I had been munching all the afternoon. Nevertheless, this humble chambermaid’s kind attention touched me as much as — if not even more than — all the marks of affection of which I had been the object. I could not help asking her “why” she was so good to me: was it mainly because she had guessed that I was travelling with very little money (as I was indeed) or was there . . . another reason?
“It is because I love you,” said she. “And I love you because you are one of us.”
The answer brought tears into my eyes. It was Germany’s welcome to me after three years of absence — and after nearly thirty years of silent allegiance to the greatest of all her sons.
It was past midnight when Luise K. left my room.

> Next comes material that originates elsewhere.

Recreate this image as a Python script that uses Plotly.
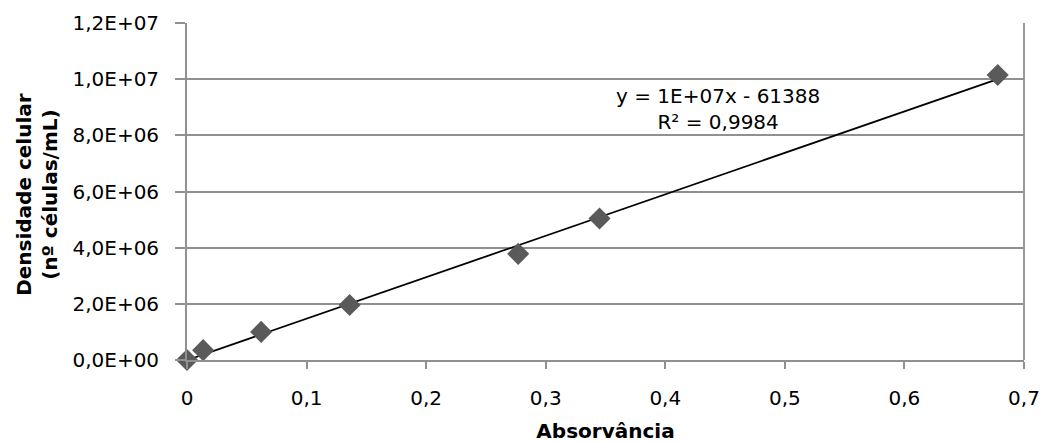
import numpy as np
import plotly.graph_objects as go

# Data
absorbance = [0.0, 0.0135, 0.062, 0.136, 0.277, 0.345, 0.678]
density = [0.0, 3.5e5, 1.0e6, 1.96e6, 3.78e6, 5.04e6, 1.015e7]

x_tick_vals = [0, 0.1, 0.2, 0.3, 0.4, 0.5, 0.6, 0.7]
x_tick_text = ["0", "0,1", "0,2", "0,3", "0,4", "0,5", "0,6", "0,7"]
y_tick_vals = [0, 2e6, 4e6, 6e6, 8e6, 1e7, 1.2e7]
y_tick_text = ["0,0E+00", "2,0E+06", "4,0E+06", "6,0E+06", "8,0E+06", "1,0E+07", "1,2E+07"]

equation_text = "y = 1E+07x - 61388<br>R² = 0,9984"

# Linear trendline fitted on the data
slope, intercept = np.polyfit(absorbance, density, 1)
trend_x = [min(absorbance), max(absorbance)]
trend_y = [slope * v + intercept for v in trend_x]

fig = go.Figure()
fig.add_trace(go.Scatter(
    x=trend_x, y=trend_y, mode="lines",
    line=dict(color="black", width=1.8), showlegend=False, hoverinfo="skip"))
fig.add_trace(go.Scatter(
    x=absorbance, y=density, mode="markers",
    marker=dict(symbol="diamond", size=17, color="#5a5a5a", line=dict(width=0)),
    showlegend=False, cliponaxis=False))

tick_font = dict(family="DejaVu Sans", size=20, color="black")
grid_col = "#909090"

fig.update_layout(
    width=1046, height=443,
    margin=dict(l=187, r=22, t=23, b=83),
    paper_bgcolor="white", plot_bgcolor="white",
    xaxis=dict(
        range=[0, 0.7], tickvals=x_tick_vals, ticktext=x_tick_text,
        tickfont=tick_font, showgrid=False, zeroline=False, automargin=False,
        showline=True, linecolor=grid_col, linewidth=1.8,
        ticks="outside", ticklen=7, tickcolor=grid_col, tickwidth=1.8,
        ticklabelstandoff=12,
        title=dict(text="<b>Absorvância</b>",
                   font=dict(family="DejaVu Sans", size=20, color="black"),
                   standoff=17),
    ),
    yaxis=dict(
        range=[0, 1.2e7], tickvals=y_tick_vals, ticktext=y_tick_text,
        tickfont=tick_font, showgrid=True, gridcolor=grid_col, gridwidth=1.8,
        zeroline=False, showline=True, linecolor=grid_col, linewidth=1.8,
        automargin=False,
        ticks="outside", ticklen=10, tickcolor=grid_col, tickwidth=1.8,
        ticklabelstandoff=12,
    ),
    shapes=[dict(type="line", xref="paper", yref="paper", x0=1, x1=1, y0=0, y1=1,
                 line=dict(color=grid_col, width=1.8))],
    annotations=[
        dict(text="<b>Densidade celular<br>(nº células/mL)</b>",
             xref="paper", yref="paper", x=-(187 - 37) / 837, y=0.49,
             xanchor="center", yanchor="middle", textangle=-90, showarrow=False,
             font=dict(family="DejaVu Sans", size=20, color="black")),
        dict(text=equation_text, xref="x", yref="y", x=0.444, y=8.95e6,
             xanchor="center", yanchor="middle", align="center", showarrow=False,
             font=dict(family="DejaVu Sans", size=20, color="black")),
    ],
)

fig.write_html("out.html")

I had shown her the one sample I possessed of the posters I had stuck up in Germany in early 1949: “German people, what have the Democracies brought you? . . .” She had shown me the photograph of her husband, who had died for the Führer and for the Greater Reich.
Having nothing better to give her, I gave her a box of raisins that I had brought from Greece. “Do you know what I would like from you?” said she, after thanking me.
“What?”
“A postcard from Braunau, where you are going tomorrow; a postcard showing the house in which our Führer was born.”
“I shall send you one if I can find one,” replied I.
“The spirit of the great days lives in, you,” added she as she got up. “I shall never forget you! Heil Hitler!”
I lifted my right arm, conscious that I was accomplishing a rite, and greeted her in my turn: “Heil Hitler!”
These were the last words I exchanged in Linz.